Throughout the book, Epstein describes the multitude of other ways in which fossil fuels make life possible, including the powering of agricultural and industrial equipment and the use of fossil fuel materials in a wide variety of synthetic materials.
There is something more at the core of Epstein’s argument other than the evidence attesting to the importance of high-quality energy sources.
He is a philosopher by training, and he believes that the refusal of many to acknowledge the aforementioned facts stems from the popularity of an anti-impact worldview. Those who hold this viewpoint tend to seek to minimise if not eliminate the impact which humans have on a world they consider naturally safe and untainted. This also helps to explain why Green activists have long opposed the use of nuclear or even hydroelectric power, neither of which contribute to emissions significantly.
Rejecting this view outright, Epstein proposes an alternative framework based around ‘human flourishing,’ one which considers the negative impacts of CO2 emissions in the context of the ‘climate mastery’ benefits which come from having abundant supplies of energy available and being more prosperous.
This ability to cope with the vagaries of the world around us has resulted in climate-related deaths falling by 98% over the last century, even while CO2 levels increased. In a similar way, technological improvements in the area of flood protection – many of which are made possible by the availability of fossil fuels – means that over 100 million now live below the level of high tide in their home area.

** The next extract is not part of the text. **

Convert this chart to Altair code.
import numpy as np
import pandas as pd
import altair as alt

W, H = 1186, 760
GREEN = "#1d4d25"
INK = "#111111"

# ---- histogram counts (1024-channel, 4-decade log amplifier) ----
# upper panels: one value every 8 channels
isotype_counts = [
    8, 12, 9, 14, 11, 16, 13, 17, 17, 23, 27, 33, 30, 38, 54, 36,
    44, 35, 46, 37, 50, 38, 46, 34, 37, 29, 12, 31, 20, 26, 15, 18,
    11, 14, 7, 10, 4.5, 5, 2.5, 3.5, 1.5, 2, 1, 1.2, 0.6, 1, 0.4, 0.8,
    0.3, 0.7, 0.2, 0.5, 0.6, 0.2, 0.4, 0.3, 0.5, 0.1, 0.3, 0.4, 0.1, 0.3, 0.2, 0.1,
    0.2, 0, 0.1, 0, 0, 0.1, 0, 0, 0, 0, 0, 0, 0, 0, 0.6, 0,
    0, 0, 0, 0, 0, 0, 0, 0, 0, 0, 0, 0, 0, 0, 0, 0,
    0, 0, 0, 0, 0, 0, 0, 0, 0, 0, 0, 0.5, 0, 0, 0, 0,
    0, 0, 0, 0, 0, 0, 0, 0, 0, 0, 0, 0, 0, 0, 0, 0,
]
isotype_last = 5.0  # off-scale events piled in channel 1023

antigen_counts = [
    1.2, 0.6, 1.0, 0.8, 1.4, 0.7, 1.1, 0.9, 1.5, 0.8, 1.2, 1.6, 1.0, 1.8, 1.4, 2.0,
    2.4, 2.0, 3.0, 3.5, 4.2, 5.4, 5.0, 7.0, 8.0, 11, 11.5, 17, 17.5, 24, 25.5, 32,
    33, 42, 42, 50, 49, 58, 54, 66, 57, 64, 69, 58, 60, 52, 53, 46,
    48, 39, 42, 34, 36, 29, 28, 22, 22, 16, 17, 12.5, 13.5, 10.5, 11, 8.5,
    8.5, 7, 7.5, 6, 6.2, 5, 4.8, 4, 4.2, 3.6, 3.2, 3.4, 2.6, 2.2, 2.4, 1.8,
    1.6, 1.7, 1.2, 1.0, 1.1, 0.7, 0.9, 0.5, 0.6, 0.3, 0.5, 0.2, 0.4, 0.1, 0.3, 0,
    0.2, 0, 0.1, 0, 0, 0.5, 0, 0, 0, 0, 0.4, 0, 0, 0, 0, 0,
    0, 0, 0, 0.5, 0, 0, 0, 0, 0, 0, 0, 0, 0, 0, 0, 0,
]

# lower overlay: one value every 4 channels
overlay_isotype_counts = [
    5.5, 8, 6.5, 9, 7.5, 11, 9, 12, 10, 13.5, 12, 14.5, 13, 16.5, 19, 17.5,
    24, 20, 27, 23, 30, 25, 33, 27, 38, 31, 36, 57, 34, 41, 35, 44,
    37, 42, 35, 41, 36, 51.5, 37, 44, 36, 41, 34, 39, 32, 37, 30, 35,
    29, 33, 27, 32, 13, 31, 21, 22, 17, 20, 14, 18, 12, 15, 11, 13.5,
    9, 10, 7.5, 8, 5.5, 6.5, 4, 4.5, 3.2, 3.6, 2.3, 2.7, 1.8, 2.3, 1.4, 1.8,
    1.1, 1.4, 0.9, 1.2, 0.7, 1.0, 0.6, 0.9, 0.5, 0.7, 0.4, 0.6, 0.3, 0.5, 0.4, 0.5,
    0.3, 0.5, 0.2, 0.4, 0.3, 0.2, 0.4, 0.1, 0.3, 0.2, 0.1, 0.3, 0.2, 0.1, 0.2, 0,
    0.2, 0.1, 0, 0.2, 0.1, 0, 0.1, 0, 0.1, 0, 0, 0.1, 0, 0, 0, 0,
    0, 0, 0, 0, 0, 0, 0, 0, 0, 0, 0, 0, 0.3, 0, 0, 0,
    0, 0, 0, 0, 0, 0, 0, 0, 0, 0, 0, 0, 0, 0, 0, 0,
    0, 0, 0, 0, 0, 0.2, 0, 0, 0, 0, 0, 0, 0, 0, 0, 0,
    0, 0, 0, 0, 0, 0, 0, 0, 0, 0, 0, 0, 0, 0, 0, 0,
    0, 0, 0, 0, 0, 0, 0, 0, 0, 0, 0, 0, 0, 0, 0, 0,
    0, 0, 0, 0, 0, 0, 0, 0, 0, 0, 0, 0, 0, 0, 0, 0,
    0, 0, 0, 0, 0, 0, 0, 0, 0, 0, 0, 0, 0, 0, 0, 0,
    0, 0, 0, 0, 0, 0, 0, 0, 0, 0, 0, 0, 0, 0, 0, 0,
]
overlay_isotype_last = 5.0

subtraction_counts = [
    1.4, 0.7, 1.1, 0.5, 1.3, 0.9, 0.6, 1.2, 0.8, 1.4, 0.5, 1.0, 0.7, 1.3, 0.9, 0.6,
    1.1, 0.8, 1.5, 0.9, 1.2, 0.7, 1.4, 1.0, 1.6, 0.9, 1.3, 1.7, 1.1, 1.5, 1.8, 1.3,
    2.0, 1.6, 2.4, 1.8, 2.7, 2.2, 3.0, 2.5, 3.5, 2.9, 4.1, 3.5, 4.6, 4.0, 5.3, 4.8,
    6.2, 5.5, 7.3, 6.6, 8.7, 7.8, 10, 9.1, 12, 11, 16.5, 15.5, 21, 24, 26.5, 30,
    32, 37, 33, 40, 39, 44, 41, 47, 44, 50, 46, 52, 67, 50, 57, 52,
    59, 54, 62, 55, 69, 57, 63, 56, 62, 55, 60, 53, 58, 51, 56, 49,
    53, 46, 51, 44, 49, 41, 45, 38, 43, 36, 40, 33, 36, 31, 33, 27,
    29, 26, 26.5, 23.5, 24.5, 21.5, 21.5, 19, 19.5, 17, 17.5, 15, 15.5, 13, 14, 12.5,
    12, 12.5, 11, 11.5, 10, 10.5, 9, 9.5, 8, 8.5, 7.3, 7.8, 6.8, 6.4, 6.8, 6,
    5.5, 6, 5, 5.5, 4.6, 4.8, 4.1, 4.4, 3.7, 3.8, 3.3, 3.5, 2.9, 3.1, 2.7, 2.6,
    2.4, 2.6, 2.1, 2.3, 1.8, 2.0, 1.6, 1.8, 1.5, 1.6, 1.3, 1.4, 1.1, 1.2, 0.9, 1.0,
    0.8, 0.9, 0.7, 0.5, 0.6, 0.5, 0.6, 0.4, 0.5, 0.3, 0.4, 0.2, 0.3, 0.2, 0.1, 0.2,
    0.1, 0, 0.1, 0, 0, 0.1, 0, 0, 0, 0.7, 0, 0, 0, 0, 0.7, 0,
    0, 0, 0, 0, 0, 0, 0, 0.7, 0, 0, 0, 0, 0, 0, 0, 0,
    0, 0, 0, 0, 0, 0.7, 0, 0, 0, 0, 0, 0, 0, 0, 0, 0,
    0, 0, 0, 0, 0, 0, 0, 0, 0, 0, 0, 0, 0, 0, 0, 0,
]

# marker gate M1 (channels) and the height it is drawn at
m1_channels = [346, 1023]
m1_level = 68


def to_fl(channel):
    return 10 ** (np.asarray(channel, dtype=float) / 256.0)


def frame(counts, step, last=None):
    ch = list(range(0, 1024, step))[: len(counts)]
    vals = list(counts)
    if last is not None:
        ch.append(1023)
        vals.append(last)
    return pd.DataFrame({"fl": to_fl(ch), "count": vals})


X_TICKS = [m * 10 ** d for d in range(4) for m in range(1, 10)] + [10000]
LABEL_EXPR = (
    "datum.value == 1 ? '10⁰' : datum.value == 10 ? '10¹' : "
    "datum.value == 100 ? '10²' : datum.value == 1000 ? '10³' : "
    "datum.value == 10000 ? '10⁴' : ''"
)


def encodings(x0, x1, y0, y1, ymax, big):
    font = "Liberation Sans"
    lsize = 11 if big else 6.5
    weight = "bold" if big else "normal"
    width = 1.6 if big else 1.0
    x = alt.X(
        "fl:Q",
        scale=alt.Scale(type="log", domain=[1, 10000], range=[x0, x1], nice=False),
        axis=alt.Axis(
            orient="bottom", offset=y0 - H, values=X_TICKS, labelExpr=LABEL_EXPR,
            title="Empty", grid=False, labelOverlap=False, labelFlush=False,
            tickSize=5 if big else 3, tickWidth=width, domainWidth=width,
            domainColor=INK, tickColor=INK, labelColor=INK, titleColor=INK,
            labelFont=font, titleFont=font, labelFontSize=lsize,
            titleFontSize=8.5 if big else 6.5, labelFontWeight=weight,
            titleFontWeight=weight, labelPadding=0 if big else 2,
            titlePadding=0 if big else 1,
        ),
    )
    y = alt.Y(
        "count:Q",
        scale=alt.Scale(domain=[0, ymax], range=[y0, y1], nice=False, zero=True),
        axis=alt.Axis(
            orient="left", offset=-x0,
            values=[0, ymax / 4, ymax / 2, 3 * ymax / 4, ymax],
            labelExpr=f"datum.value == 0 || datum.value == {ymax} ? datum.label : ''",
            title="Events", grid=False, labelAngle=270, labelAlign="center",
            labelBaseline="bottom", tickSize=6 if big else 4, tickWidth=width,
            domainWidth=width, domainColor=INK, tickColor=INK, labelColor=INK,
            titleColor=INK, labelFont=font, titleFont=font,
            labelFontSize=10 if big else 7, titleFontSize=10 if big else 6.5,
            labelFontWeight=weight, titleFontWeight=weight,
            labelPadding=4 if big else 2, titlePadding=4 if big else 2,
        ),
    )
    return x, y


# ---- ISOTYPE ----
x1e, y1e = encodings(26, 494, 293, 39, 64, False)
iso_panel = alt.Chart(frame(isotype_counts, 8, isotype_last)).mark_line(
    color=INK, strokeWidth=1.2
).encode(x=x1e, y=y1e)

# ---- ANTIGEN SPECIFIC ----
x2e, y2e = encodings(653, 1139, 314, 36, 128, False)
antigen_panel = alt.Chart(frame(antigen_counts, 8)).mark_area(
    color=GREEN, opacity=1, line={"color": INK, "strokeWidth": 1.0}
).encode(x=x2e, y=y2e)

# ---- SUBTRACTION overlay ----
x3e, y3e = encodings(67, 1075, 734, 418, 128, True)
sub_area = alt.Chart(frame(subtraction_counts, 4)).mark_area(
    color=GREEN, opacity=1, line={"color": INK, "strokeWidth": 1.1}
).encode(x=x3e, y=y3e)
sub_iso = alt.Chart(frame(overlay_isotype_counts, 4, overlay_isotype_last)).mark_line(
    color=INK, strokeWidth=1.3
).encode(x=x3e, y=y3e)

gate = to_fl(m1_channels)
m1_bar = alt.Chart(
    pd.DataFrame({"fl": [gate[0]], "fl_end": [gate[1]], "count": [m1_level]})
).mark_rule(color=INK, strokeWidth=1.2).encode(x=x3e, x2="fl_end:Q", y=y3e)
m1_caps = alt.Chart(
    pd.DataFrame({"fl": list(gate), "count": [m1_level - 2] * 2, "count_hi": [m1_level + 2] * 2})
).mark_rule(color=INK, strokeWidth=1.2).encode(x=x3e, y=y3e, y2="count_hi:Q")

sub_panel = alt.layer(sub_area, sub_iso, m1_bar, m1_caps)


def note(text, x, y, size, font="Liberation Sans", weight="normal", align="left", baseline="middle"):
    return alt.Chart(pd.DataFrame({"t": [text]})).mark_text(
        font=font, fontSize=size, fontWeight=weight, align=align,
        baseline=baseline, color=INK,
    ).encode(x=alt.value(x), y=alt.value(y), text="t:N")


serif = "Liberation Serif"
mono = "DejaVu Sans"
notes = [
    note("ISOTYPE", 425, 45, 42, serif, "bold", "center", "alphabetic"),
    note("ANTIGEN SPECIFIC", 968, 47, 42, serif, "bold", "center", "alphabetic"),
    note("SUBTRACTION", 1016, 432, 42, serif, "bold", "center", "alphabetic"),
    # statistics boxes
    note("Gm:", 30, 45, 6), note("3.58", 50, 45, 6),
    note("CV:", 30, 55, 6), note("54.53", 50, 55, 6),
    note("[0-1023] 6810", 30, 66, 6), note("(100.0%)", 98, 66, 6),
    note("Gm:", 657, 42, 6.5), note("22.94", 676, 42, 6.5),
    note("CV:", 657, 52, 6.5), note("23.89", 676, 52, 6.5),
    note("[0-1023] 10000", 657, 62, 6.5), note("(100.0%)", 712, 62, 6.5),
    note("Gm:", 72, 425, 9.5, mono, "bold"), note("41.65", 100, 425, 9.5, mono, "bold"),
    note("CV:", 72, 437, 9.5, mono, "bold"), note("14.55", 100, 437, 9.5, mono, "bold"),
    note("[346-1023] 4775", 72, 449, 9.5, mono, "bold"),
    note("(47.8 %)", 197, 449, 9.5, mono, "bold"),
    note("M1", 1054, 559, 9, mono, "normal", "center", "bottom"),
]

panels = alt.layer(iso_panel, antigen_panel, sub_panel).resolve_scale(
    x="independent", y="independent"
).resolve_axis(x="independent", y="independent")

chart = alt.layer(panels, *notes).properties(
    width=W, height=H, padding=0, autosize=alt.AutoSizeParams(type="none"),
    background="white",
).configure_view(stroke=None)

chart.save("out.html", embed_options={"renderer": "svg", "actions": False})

Epstein does not deny that the increased use of fossil fuels which he seeks will likely accelerate the pace of global warming. Instead, he simply maintains that the benefits of expanding access to energy greatly outweigh the drawbacks, while also elaborating upon the reasons why he believes many people exaggerate the risks which climate change poses.
There are many things to admire about Epstein’s central argument – in particular the insistence on recognising the importance of affordable energy to continued human prosperity and progress.

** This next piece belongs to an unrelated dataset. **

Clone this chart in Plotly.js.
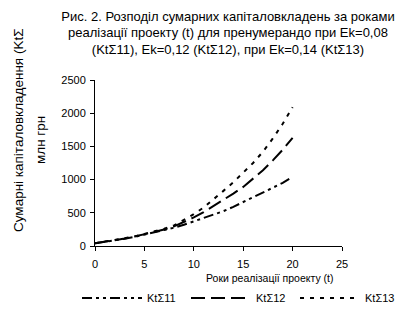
<!DOCTYPE html>
<html>
<head>
<meta charset="utf-8">
<script src="https://cdn.plot.ly/plotly-3.0.1.min.js"></script>
<style>html,body{margin:0;padding:0;background:#fff;}</style>
</head>
<body>
<div id="chart" style="width:399px;height:314px;"></div>
<script>
var years = [0,1,2,3,4,5,6,7,8,9,10,11,12,13,14,15,16,17,18,19,20];
var kt11 = [40,60,85,110,138,170,200,235,275,320,370,420,470,525,590,660,730,800,870,950,1040];
var kt12 = [40,62,87,112,142,175,208,248,295,360,430,510,600,690,790,890,1010,1140,1290,1450,1630];
var kt13 = [40,65,90,115,145,180,215,260,310,390,480,580,700,830,960,1100,1250,1420,1620,1840,2090];
var seriesNames = ["KtΣ11","KtΣ12","KtΣ13"];
var titleText = "Рис. 2. Розподіл сумарних капіталовкладень за роками<br>реалізації проекту (t) для пренумерандо при Ek=0,08<br>(KtΣ11), Ek=0,12 (KtΣ12), при Ek=0,14 (KtΣ13)";
var yTitle1 = "Сумарні капіталовкладення (KtΣ";
var yTitle2 = "млн грн";
var xTitle = "Роки реалізації проекту (t)";

var font = "Liberation Sans, Arial, sans-serif";
var traces = [
  {x: years, y: kt11, name: seriesNames[0], mode: "lines", line: {color: "#000", width: 2, dash: "10px,4px,3px,4px,3px,4px"}},
  {x: years, y: kt12, name: seriesNames[1], mode: "lines", line: {color: "#000", width: 2, dash: "14px,6px"}},
  {x: years, y: kt13, name: seriesNames[2], mode: "lines", line: {color: "#000", width: 2, dash: "4px,6px"}}
];
var layout = {
  width: 399, height: 314,
  margin: {l: 95, r: 57, t: 80, b: 68, autoexpand: false},
  paper_bgcolor: "#fff", plot_bgcolor: "#fff",
  font: {family: font, size: 11, color: "#000"},
  title: {text: titleText, font: {family: font, size: 13, color: "#000"},
          xref: "container", x: 228/399, xanchor: "center",
          yref: "container", y: 1 - 20.5/314, yanchor: "top"},
  xaxis: {range: [0, 25], dtick: 5, tick0: 0, ticks: "outside", ticklen: 4, tickcolor: "#000",
          showline: true, linecolor: "#000", linewidth: 1, showgrid: false, zeroline: false,
          tickfont: {size: 11}, ticklabelstandoff: 4},
  yaxis: {range: [0, 2500], dtick: 500, tick0: 0, ticks: "outside", ticklen: 4, tickcolor: "#000",
          showline: true, linecolor: "#000", linewidth: 1, showgrid: false, zeroline: false,
          tickfont: {size: 11}, ticklabelstandoff: 2},
  showlegend: true,
  legend: {orientation: "h", x: (77-95)/247, xanchor: "left", y: (246-298)/166, yanchor: "middle",
           font: {size: 11}, bgcolor: "rgba(0,0,0,0)", itemwidth: 60, entrywidth: 34},
  annotations: [
    {text: yTitle1, textangle: -90, xref: "paper", yref: "paper", x: (18-95)/247, y: (246-130)/166,
     xanchor: "center", yanchor: "middle", showarrow: false, font: {size: 13.5}},
    {text: yTitle2, textangle: -90, xref: "paper", yref: "paper", x: (40-95)/247, y: (246-140)/166,
     xanchor: "center", yanchor: "middle", showarrow: false, font: {size: 13.5}},
    {text: xTitle, xref: "paper", yref: "paper", x: (270-95)/247, y: (246-278)/166,
     xanchor: "center", yanchor: "middle", showarrow: false, font: {size: 10.5}}
  ]
};
Plotly.newPlot("chart", traces, layout, {displayModeBar: false, staticPlot: true});
</script>
</body>
</html>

At a time when increasingly alarmist rhetoric is accelerating unwise policies, his calm and reasoned take (along with that of others like the author of ‘False Alarm,’ Bjorn Lomborg) is more needed now than ever.

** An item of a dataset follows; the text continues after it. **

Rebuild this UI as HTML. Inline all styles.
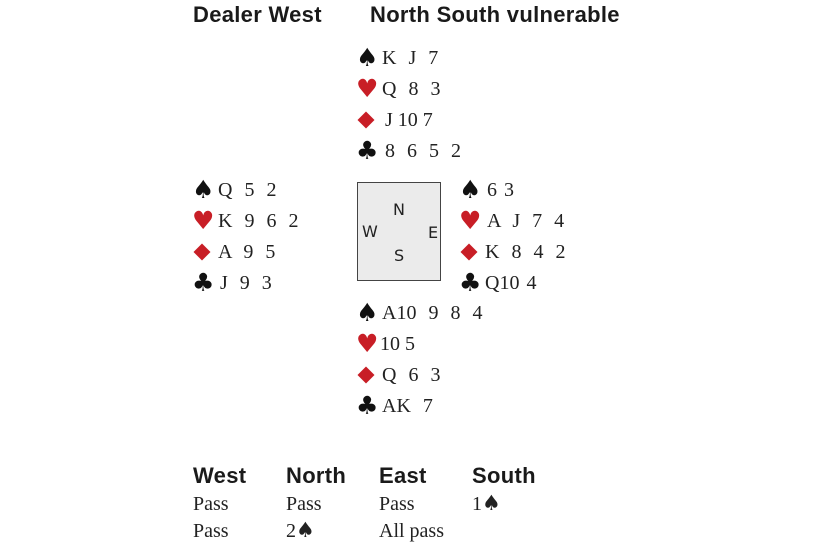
<!DOCTYPE html>
<html><head><style>
body{margin:0;width:820px;height:550px;background:#fff;position:relative;overflow:hidden}
.h{position:absolute;font-family:"Liberation Sans",sans-serif;font-weight:bold;font-size:22px;color:#1a1a1a;line-height:24px;letter-spacing:0.3px}
.r{position:absolute;font-family:"Liberation Serif",serif;font-size:20px;color:#222;line-height:24px;white-space:pre;word-spacing:7px}
.s{position:absolute;font-family:"DejaVu Sans",sans-serif;font-size:25px;line-height:24px;color:#111}
.d{position:absolute;width:12px;height:12px;background:#c81e26;transform:rotate(45deg)}
.red{color:#c81e26}
.box{position:absolute;left:357px;top:182px;width:82px;height:97px;border:1.5px solid #444;background:#ebebeb}
.c{position:absolute;font-family:"DejaVu Sans",sans-serif;font-size:16px;color:#222;line-height:18px}
</style></head><body>
<div class="h" style="left:193px;top:3px">Dealer West</div>
<div class="h" style="left:370px;top:3px">North South vulnerable</div>

<div class="s" style="left:356px;top:46px">♠</div><div class="r" style="left:382px;top:46px">K J 7</div>
<div class="s red" style="left:356px;top:77px">♥</div><div class="r" style="left:382px;top:77px">Q 8 3</div>
<div class="d" style="left:360px;top:114px"></div><div class="r" style="left:385px;top:108px;word-spacing:0">J 10 7</div>
<div class="s" style="left:356px;top:139px">♣</div><div class="r" style="left:385px;top:139px">8 6 5 2</div>

<div class="s" style="left:192px;top:178px">♠</div><div class="r" style="left:218px;top:178px">Q 5 2</div>
<div class="s red" style="left:192px;top:209px">♥</div><div class="r" style="left:218px;top:209px">K 9 6 2</div>
<div class="d" style="left:196px;top:246px"></div><div class="r" style="left:218px;top:240px">A 9 5</div>
<div class="s" style="left:192px;top:271px">♣</div><div class="r" style="left:220px;top:271px">J 9 3</div>

<div class="box"></div>
<div class="c" style="left:393px;top:201px">N</div>
<div class="c" style="left:362px;top:223px">W</div>
<div class="c" style="left:428px;top:224px">E</div>
<div class="c" style="left:394px;top:247px">S</div>

<div class="s" style="left:459px;top:178px">♠</div><div class="r" style="left:487px;top:178px;word-spacing:2px">6 3</div>
<div class="s red" style="left:459px;top:209px">♥</div><div class="r" style="left:487px;top:209px">A J 7 4</div>
<div class="d" style="left:463px;top:246px"></div><div class="r" style="left:485px;top:240px">K 8 4 2</div>
<div class="s" style="left:459px;top:271px">♣</div><div class="r" style="left:485px;top:271px;word-spacing:2px">Q10 4</div>

<div class="s" style="left:356px;top:301px">♠</div><div class="r" style="left:382px;top:301px">A10 9 8 4</div>
<div class="s red" style="left:356px;top:332px">♥</div><div class="r" style="left:380px;top:332px;word-spacing:0">10 5</div>
<div class="d" style="left:360px;top:369px"></div><div class="r" style="left:382px;top:363px">Q 6 3</div>
<div class="s" style="left:356px;top:394px">♣</div><div class="r" style="left:382px;top:394px">AK 7</div>

<div class="h" style="left:193px;top:464px">West</div>
<div class="h" style="left:286px;top:464px">North</div>
<div class="h" style="left:379px;top:464px">East</div>
<div class="h" style="left:472px;top:464px">South</div>
<div class="r" style="left:193px;top:492px;word-spacing:0">Pass</div>
<div class="r" style="left:286px;top:492px;word-spacing:0">Pass</div>
<div class="r" style="left:379px;top:492px;word-spacing:0">Pass</div>
<div class="r" style="left:472px;top:492px;word-spacing:0">1<span style="font-family:'DejaVu Sans';font-size:21px;line-height:20px">♠</span></div>
<div class="r" style="left:193px;top:519px;word-spacing:0">Pass</div>
<div class="r" style="left:286px;top:519px;word-spacing:0">2<span style="font-family:'DejaVu Sans';font-size:21px;line-height:20px">♠</span></div>
<div class="r" style="left:379px;top:519px;word-spacing:0">All pass</div>
</body></html>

That being said, ‘Fossil Future’ does not represent a major advance on Epstein’s earlier book. It covers much of the same ground and at times his analysis is too simplistic.
There are significant differences between different fossil fuels, for example, with natural gas producing only half the emissions produced by coal. Indeed, the shift from coal to gas in electricity generation in the United States has been the cause of major emissions reductions there.
Yet though he compares different energy sources, Epstein does not devote enough attention to the question of whether some fossil fuels should be favoured over others.
Even those inclined to agree with his arguments may also be perturbed by the lack of concern which Epstein has about the risks posed by climate change, compared to the attitude of Lomborg – who likens the process to having “a long-term chronic condition like diabetes – a problem that needs attention and focus, but one that we can live with.”
Epstein’s lack of scientific qualifications is another drawback, and even though he presents a cogent explanation for why the media may be overestimating the problem of climate change, many people will not take this argument seriously until it is made more firmly by specialists in the area of climate science.
In spite of this, Epstein has once again succeeded in focusing attention on facts which cannot be avoided.
“The fossil fuel elimination movement is powerful only because it has a moral monopoly, meaning that it is widely considered the only moral position,” he tells us.
This is true, and by presenting readers with an alternative moral and philosophical framework with which we can examine these issues, Alex Epstein has again made a valuable contribution.